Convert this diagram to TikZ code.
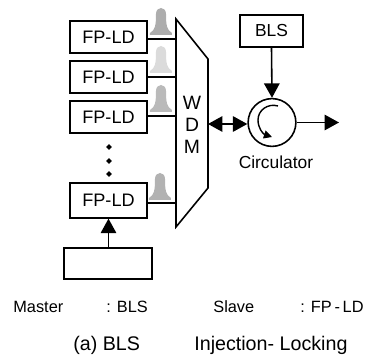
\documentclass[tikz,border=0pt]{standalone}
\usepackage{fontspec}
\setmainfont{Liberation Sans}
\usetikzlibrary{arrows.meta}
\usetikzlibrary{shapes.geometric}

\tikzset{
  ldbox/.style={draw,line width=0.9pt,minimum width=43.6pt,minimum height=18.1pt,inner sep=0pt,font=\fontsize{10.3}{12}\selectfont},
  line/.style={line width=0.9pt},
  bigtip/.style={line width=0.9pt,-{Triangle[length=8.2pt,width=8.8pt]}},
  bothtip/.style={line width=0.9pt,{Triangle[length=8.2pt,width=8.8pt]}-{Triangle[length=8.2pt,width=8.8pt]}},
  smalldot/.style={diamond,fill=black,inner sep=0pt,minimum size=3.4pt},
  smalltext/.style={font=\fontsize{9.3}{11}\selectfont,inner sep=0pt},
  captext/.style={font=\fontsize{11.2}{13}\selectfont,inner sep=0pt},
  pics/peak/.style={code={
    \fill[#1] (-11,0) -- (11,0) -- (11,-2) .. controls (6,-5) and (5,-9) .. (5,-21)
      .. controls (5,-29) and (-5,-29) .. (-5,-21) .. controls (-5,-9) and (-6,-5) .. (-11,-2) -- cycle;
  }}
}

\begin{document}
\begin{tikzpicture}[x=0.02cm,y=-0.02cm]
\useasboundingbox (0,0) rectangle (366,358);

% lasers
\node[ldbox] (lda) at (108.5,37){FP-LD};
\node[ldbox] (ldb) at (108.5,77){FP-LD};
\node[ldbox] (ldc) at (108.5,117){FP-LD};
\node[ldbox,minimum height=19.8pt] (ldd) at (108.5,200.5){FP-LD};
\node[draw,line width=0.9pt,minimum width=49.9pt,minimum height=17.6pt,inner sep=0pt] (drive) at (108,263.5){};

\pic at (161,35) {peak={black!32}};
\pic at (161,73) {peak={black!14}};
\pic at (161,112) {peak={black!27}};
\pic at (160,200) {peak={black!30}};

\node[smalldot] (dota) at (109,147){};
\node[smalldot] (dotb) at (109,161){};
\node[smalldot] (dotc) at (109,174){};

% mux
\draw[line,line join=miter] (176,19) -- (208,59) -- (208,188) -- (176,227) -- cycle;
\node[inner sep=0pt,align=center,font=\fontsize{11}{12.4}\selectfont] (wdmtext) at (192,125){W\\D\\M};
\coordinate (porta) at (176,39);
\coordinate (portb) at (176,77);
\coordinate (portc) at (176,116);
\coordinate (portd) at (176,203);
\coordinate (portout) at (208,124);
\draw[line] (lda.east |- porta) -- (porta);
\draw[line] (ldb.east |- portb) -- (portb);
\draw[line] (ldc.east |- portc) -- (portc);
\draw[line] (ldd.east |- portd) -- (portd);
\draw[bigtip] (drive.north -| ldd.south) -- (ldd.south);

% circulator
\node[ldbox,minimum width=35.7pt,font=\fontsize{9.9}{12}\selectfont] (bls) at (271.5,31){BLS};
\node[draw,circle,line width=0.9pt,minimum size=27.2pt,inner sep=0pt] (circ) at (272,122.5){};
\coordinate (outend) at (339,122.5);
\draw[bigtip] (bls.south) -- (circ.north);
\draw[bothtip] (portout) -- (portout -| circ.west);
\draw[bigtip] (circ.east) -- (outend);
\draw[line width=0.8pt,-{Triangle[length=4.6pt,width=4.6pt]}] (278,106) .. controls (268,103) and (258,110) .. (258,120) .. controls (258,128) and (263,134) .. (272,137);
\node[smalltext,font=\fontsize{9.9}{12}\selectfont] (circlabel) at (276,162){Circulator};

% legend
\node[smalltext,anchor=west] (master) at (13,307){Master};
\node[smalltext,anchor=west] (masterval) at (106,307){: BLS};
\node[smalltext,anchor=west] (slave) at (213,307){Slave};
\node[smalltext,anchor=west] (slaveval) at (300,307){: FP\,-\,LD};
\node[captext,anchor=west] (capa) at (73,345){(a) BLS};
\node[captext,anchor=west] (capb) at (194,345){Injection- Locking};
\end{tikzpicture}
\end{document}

■ **Set problem**:
Your task is to collect every line above that contains the word "code".

■ **Output for this task**:
Convert this diagram to TikZ code.
  pics/peak/.style={code={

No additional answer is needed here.